INGREDIENTS
For the kebab
600g fine lamb mince lamb (close to pureed)
15g rose petals, dried
1 tsp cardamom powder
1 tsp cloves powder
1 tbs rose water
50g onion paste, browned
30g raw papaya paste
1g saffron, soaked in 2 tbs hot water
3 tbs gram flour (besan), roasted
2 tbs Kashmiri chili powder
1 tsp all spice
Salt to taste
1 tbs kewda water (pandanus water)
For smoking
2 charcoal pieces
1 tsp ghee (clarified butter)
For chutney
50g fresh mint
50g fresh coriander
1 tsp curry leaves
1 green chili, deseeded
75ml olive oil
50ml water
Salt to taste
Juice of one lemon
PROCEDURE
For the kebab
1 Mix mince with raw papaya paste and set aside for 30 minutes.

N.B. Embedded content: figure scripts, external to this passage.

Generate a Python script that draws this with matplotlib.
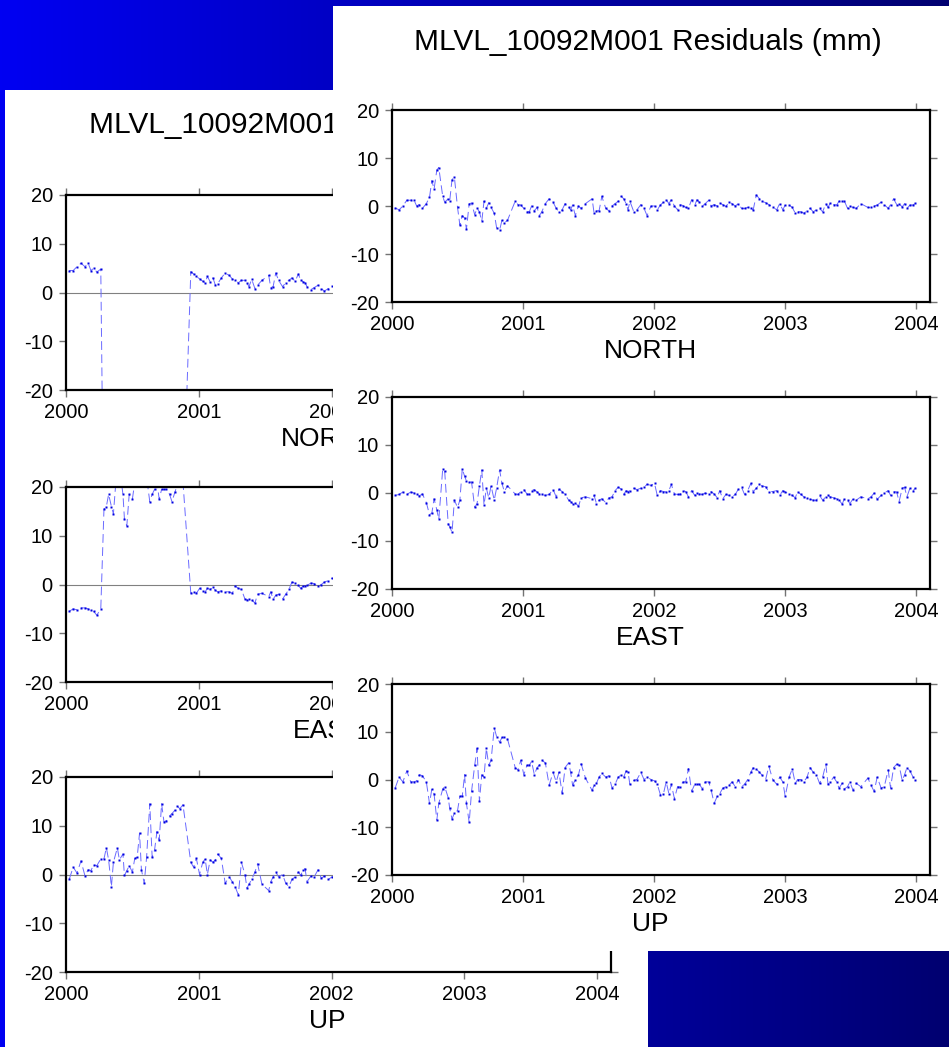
import numpy as np
import matplotlib
matplotlib.use("Agg")
import matplotlib.pyplot as plt
from matplotlib.transforms import offset_copy

plt.rcParams['font.family'] = ['Liberation Sans', 'DejaVu Sans']
plt.rcParams['axes.unicode_minus'] = False

W, H = 949, 1047
nan = float('nan')

title = 'MLVL_10092M001 Residuals (mm)'
components = ['NORTH', 'EAST', 'UP']
years = [2000, 2001, 2002, 2003, 2004]
yticks = [-20, -10, 0, 10, 20]

# weekly solution epochs (decimal year)
epochs = [
    2000.024, 2000.054, 2000.083, 2000.113, 2000.143, 2000.167, 2000.188, 2000.208, 2000.232, 2000.262,
    2000.286, 2000.304, 2000.321, 2000.342, 2000.357, 2000.387, 2000.402, 2000.429, 2000.440, 2000.458,
    2000.476, 2000.500, 2000.518, 2000.536, 2000.554, 2000.568, 2000.589, 2000.607, 2000.631, 2000.649,
    2000.667, 2000.685, 2000.702, 2000.720, 2000.738, 2000.756, 2000.780, 2000.798, 2000.821, 2000.839,
    2000.857, 2000.881, 2000.940, 2000.961, 2000.982, 2001.006, 2001.030, 2001.048, 2001.065, 2001.086,
    2001.107, 2001.125, 2001.143, 2001.170, 2001.199, 2001.229, 2001.253, 2001.274, 2001.298, 2001.321,
    2001.348, 2001.363, 2001.378, 2001.399, 2001.423, 2001.443, 2001.476, 2001.527, 2001.542, 2001.560,
    2001.580, 2001.601, 2001.631, 2001.655, 2001.679, 2001.702, 2001.726, 2001.750, 2001.768, 2001.786,
    2001.801, 2001.815, 2001.845, 2001.869, 2001.899, 2001.923, 2001.946, 2001.976, 2002.003, 2002.024,
    2002.048, 2002.071, 2002.092, 2002.113, 2002.131, 2002.155, 2002.179, 2002.196, 2002.220, 2002.241,
    2002.262, 2002.286, 2002.310, 2002.327, 2002.345, 2002.369, 2002.390, 2002.417, 2002.435, 2002.458,
    2002.482, 2002.500, 2002.524, 2002.548, 2002.571, 2002.595, 2002.619, 2002.643, 2002.667, 2002.690,
    2002.714, 2002.738, 2002.756, 2002.780, 2002.804, 2002.821, 2002.851, 2002.875, 2002.905, 2002.935,
    2002.958, 2002.982, 2003.000, 2003.030, 2003.054, 2003.077, 2003.095, 2003.119, 2003.143, 2003.167,
    2003.190, 2003.214, 2003.238, 2003.262, 2003.286, 2003.310, 2003.327, 2003.345, 2003.369, 2003.393,
    2003.411, 2003.435, 2003.452, 2003.476, 2003.494, 2003.518, 2003.542, 2003.577, 2003.631, 2003.655,
    2003.679, 2003.702, 2003.732, 2003.756, 2003.786, 2003.804, 2003.827, 2003.851, 2003.869, 2003.893,
    2003.911, 2003.929, 2003.952, 2003.976, 2003.994,
]

# corrected residuals (front plot), mm
north = [
    -0.4, -0.8, 0.0, 1.2, 1.2, 1.3, 0.0, 0.3, -0.5, 0.5,
    1.8, 5.3, 3.5, 7.5, 8.0, 2.0, 0.8, 1.5, 1.0, 5.5,
    6.0, -0.3, -4.0, -2.0, -2.5, -4.8, 0.5, 0.6, -1.8, -0.5,
    -1.2, -3.2, 1.0, -0.5, 0.7, -0.3, -1.5, -4.5, -5.0, -3.0,
    -3.5, -3.0, 1.0, 0.3, 0.2, -0.5, -1.2, -1.2, 0.0, -1.0,
    -0.3, -2.0, -1.2, 0.5, 1.5, 0.8, -0.5, -1.2, -0.8, 0.5,
    -0.3, -0.8, 0.2, -2.0, 0.0, -0.5, 0.5, 1.5, -1.5, -1.0,
    -1.0, 2.0, -0.5, -1.0, 0.0, 0.5, 1.0, 2.0, 1.5, 0.5,
    -0.8, 1.0, -1.2, -0.8, 0.3, -0.5, -2.0, 0.0, 0.0, -0.8,
    0.2, 0.8, 1.3, 0.5, 1.3, 0.0, -0.8, 0.3, 0.1, -0.3,
    -0.5, 1.3, 0.2, 1.3, 0.8, 0.0, 0.5, 1.2, 0.0, 0.3,
    0.0, 0.6, 0.3, -0.1, 0.8, 0.5, 0.0, 0.5, -0.5, -0.5,
    -0.3, -0.5, -0.8, 2.3, 1.5, 1.0, 0.7, 0.3, -0.2, -0.8,
    0.5, -0.8, 0.2, 0.2, -0.3, -1.5, -1.2, -1.2, -1.5, -1.0,
    -0.5, -1.2, -0.8, -0.5, -1.2, 0.5, -0.3, 0.7, 0.3, 0.2,
    1.0, 1.0, 1.0, -0.5, 0.0, -0.3, -0.5, 0.5, -0.3, -0.3,
    0.0, 0.2, 0.8, 0.3, -0.5, 0.3, 1.5, 0.3, 0.5, -0.2,
    0.5, -0.5, 0.2, 0.2, 0.6,
]
east = [
    -0.5, -0.3, 0.2, -0.3, 0.2, 0.0, -0.2, -0.6, -0.2, -2.0,
    -4.5, -4.2, -1.2, -3.5, -5.5, 5.0, 4.5, -6.5, -7.0, -8.2,
    -1.5, -3.0, -1.5, 5.0, 3.5, 2.5, 2.2, 2.3, -3.0, -2.2,
    1.5, 4.8, -2.5, 1.0, -1.0, 1.5, -1.5, 1.0, 4.8, 2.0,
    0.3, 1.5, -0.2, -0.3, 0.3, 0.7, -0.2, -0.3, 0.5, 0.7,
    0.2, -0.2, -0.3, -0.5, -0.3, 0.7, -0.8, 0.8, 0.3, -0.3,
    -1.5, -1.8, -2.2, -2.0, -2.8, -1.0, -0.8, -1.2, -0.5, -2.2,
    -1.5, -1.2, -2.0, -1.0, -0.8, 0.5, 1.2, 0.8, -0.3, 0.5,
    0.3, 0.5, 1.0, 0.7, 1.0, 1.2, 1.8, 1.6, 2.0, -0.5,
    0.5, 0.3, 0.2, 0.5, 1.8, -0.2, -0.3, -0.3, 0.5, 0.3,
    -0.8, 0.5, -0.5, 0.0, -0.2, -0.3, 0.0, -0.2, 0.3, -0.2,
    -1.0, 0.5, -1.2, -0.3, -0.5, -0.8, -0.3, 0.8, 1.2, -0.3,
    0.5, 2.0, 0.3, 1.0, 1.8, 1.5, 1.3, 0.3, 0.3, 0.5,
    -0.5, 0.5, 0.2, -0.2, -0.5, -1.0, 0.3, -0.3, -0.8, -1.0,
    -1.3, -1.5, -1.5, -0.5, -1.5, -0.8, -0.5, -0.8, -1.0, -1.2,
    -1.5, -2.3, -1.2, -1.5, -2.2, -1.2, -1.5, -0.8, -1.2, -0.8,
    0.0, -1.3, -0.5, 0.0, 0.5, -0.5, 0.3, 0.2, -1.8, 1.0,
    1.2, -0.8, 1.0, 0.5, 1.0,
]
up = [
    -1.8, 0.5, -0.5, 1.8, -0.5, -0.5, -0.3, 1.0, 0.8, -0.5,
    -5.0, -2.0, -3.0, -8.5, -5.0, -2.0, -1.5, -3.8, -6.0, -8.3,
    -7.0, -6.5, -3.5, -3.5, 1.0, -5.0, -9.0, -2.5, 3.0, 6.5,
    -4.5, 1.0, 0.5, 6.5, 3.0, 4.0, 10.8, 9.0, 7.8, 8.8,
    8.8, 8.5, 2.5, 2.0, 4.0, 1.0, 3.0, 3.0, 3.8, 1.0,
    2.5, 3.0, 4.0, 3.5, -1.2, 1.5, -0.5, 1.5, -2.8, 2.5,
    3.5, 1.5, -1.2, 0.0, 1.0, 3.3, 0.3, -2.3, -1.2, -0.8,
    0.5, 1.3, 0.5, 0.8, -1.8, -1.0, 0.5, 1.0, 0.5, 1.8,
    1.5, -1.0, -0.2, 0.0, 1.5, 0.0, 0.5, 0.0, -0.3, -1.0,
    -3.2, -3.0, -0.5, -3.0, -1.0, -4.0, -1.5, -1.5, -0.5, -0.5,
    2.3, -2.5, -1.0, -1.0, -1.0, -2.0, -0.5, -0.5, -2.2, -5.0,
    -3.5, -3.0, -1.8, -1.5, -1.2, -0.5, -1.5, 0.0, -1.5, -1.0,
    0.0, 1.5, 2.5, 2.2, 1.5, 1.0, 0.0, 2.8, 0.0, -1.0,
    0.5, -0.5, -3.5, 0.5, 2.2, -0.8, 0.0, 0.0, -0.5, 0.5,
    2.5, 1.5, 1.0, -0.8, 0.5, 3.2, -1.0, -0.5, 0.5, -0.5,
    -1.8, -0.8, -2.0, -1.5, -0.5, -2.3, -0.8, -1.5, 0.3, -1.2,
    -2.5, 0.5, -1.8, -1.5, 2.0, -1.8, 2.5, 3.2, 3.0, -0.2,
    1.0, 2.5, 1.8, 0.5, 0.0,
]

# uncorrected residuals (back plot), first epochs only; off-scale weeks beyond -20/+20
north_raw = ([4.5, 4.5, 5.3, 6.0, 5.3, 6.0, 4.5, 5.0, 4.2, 4.8, -55.0]
             + [nan] * 30
             + [-45.0,
                4.3, 3.8, 3.3, 2.8, 2.3, 2.0, 3.3, 2.2, 3.0, 1.5,
                1.8, 3.0, 4.0, 3.5, 2.8, 2.5, 2.0, 2.5, 2.5, 2.0,
                1.2, 2.7, 0.8, 1.5, 2.5, 3.5, 1.0, 1.2, 4.0, 2.5,
                1.2, 2.0, 2.5, 3.0, 2.3, 3.8, 2.5, 2.2, 2.0, 1.2,
                0.6, 1.0, 1.5, 0.8, 0.3, 0.8, 1.3, 1.0, 1.2])
east_raw = [
    -5.5, -5.0, -5.2, -4.8, -4.8, -5.0, -5.2, -5.5, -6.3, -5.0,
    15.5, 16.0, 18.5, 16.0, 14.5, 25.0, 24.0, 18.5, 13.5, 12.0,
    18.5, 17.5, 21.0, 23.0, 22.0, 23.0, 21.5, 22.0, 17.0, 18.5,
    19.5, 21.0, 17.5, 19.5, 19.5, 19.5, 18.5, 17.0, 19.0, 20.5,
    22.0, 21.0, -1.8, -1.5, -1.8, -0.8, -1.3, -1.5, -0.8, -1.0,
    -0.5, -1.2, -1.5, -1.3, -1.5, -1.5, -1.8, -0.3, -0.8, -1.0,
    -3.0, -3.2, -3.0, -3.2, -3.8, -2.0, -1.8, -2.5, -1.5, -3.0,
    -2.2, -2.0, -3.0, -2.0, -1.0, 0.5, 0.3, -0.2, -0.8, -0.3,
    -0.3, -0.2, 0.3, 0.2, -0.3, 0.0, 0.5, 0.8, 1.3, 1.0, 1.5,
]
up_raw = [
    -1.0, 1.5, 0.3, 2.8, -0.3, 1.0, 0.8, 2.0, 1.8, 3.2,
    3.2, 5.5, 3.0, -2.5, 2.5, 5.5, 3.0, 4.2, -0.2, 0.8,
    1.8, 0.5, 3.3, 3.5, 8.5, 1.0, -1.8, 3.5, 14.5, 3.5,
    5.0, 8.8, 7.0, 14.5, 10.8, 11.0, 12.0, 12.5, 13.2, 14.0,
    13.5, 14.3, 2.5, 1.5, 3.3, 0.0, 2.5, 3.2, 0.0, 3.0,
    2.5, 3.0, 4.2, 3.3, -1.8, -0.5, -1.5, -2.5, -4.2, 2.5,
    0.0, -2.8, -2.0, -1.0, 0.5, 2.2, -2.0, -3.3, -1.5, -0.5,
    0.5, -0.5, 0.0, -1.8, -2.5, -1.0, -0.5, 0.5, -0.2, 1.0,
    1.2, -1.5, -0.3, -0.5, 1.0, -0.8, -0.3, -1.0, -0.5, -0.3, -0.8,
]


def rect(x0, y0, x1, y1):
    return [x0 / W, 1 - y1 / H, (x1 - x0) / W, (y1 - y0) / H]


def panel(box, z, title_x, title_y):
    ax = fig.add_axes(rect(*box))
    ax.set_zorder(z)
    ax.set_facecolor('white')
    ax.set_xticks([])
    ax.set_yticks([])
    for s in ax.spines.values():
        s.set_visible(False)
    ax.text(title_x, title_y, title, transform=ax.transAxes, ha='center', va='center', fontsize=21.5)
    return ax


def series_axes(box, z, t, v, name, zero_line):
    ax = fig.add_axes(rect(*box))
    ax.set_zorder(z)
    ax.set_facecolor('white')
    ax.set_xlim(2000, 2004.105)
    ax.set_ylim(-20, 20)
    ax.set_xticks(years)
    ax.set_xticklabels([str(y) for y in years])
    ax.set_yticks(yticks)
    ax.tick_params(direction='out', length=5, width=1, color='0.45', labelsize=14.5, pad=4.5,
                   top=True, right=True)
    for tk in ax.xaxis.get_major_ticks():
        tk.tick2line.set_color('black')
    for s in ax.spines.values():
        s.set_linewidth(1.6)
        s.set_color('black')
    if zero_line:
        ax.axhline(0, color='0.5', lw=0.8, zorder=1)
    ax.plot(t, v, ls=(0, (9, 4.5)), lw=0.7, color='#6a6aff',
            marker='s', ms=1.7, mfc='#0000e0', mec='none', zorder=2)
    ax.text(0.48, 0, name, transform=offset_copy(ax.transAxes, y=-49, units='dots'),
            ha='center', va='center', fontsize=19)
    return ax


fig = plt.figure(figsize=(W / 100, H / 100), dpi=100)

# slide background gradient
bg = fig.add_axes([0, 0, 1, 1])
bg.set_zorder(0)
shade = np.linspace(0.95, 0.44, W)
grad = np.zeros((1, W, 3))
grad[0, :, 2] = shade
bg.imshow(grad, aspect='auto', extent=[0, 1, 0, 1])
bg.set_axis_off()

# back (raw) figure
panel((5, 90, 648, 1047), 1, 0.495, 0.963)
back_rows = [(195, 390), (487, 682), (777, 972)]
raw = [north_raw, east_raw, up_raw]
for (y0, y1), vals, name in zip(back_rows, raw, components):
    series_axes((66, y0, 611, y1), 2, epochs[:len(vals)], vals, name, True)

# front (corrected) figure
panel((333, 6, 949, 951), 3, 0.511, 0.962)
front_rows = [(110, 302), (397, 589), (684, 875)]
corr = [north, east, up]
for (y0, y1), vals, name in zip(front_rows, corr, components):
    series_axes((392, y0, 930, y1), 4, epochs, vals, name, False)

fig.savefig('out.png', dpi=100)
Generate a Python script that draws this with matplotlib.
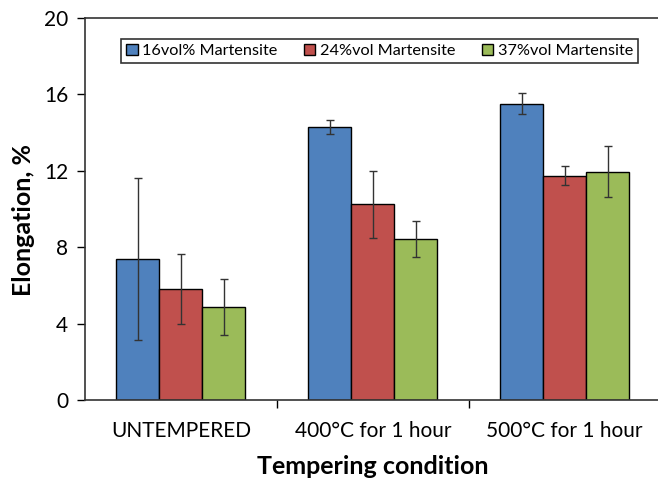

2 Add all the spices, gram flour, rose petals and water, and kewda water to mince. Mix well.
3 Add browned onion paste (fry onions till golden brown and blitz).
4 Smoke the mix in a closed container. Place the mix in the container, making a slight well in the centre. Place the hot coal in aluminum foil in the well. Add ghee on hot coal and cover the bowl.
5 Once mince meat mix is smoked leave it in fridge for few hours.
6 Just before cooking make 30g size patties. Pan fry the patties till golden brown.
7 Serve with chutney
For the chutney
Blend all the ingredients together to make chutney.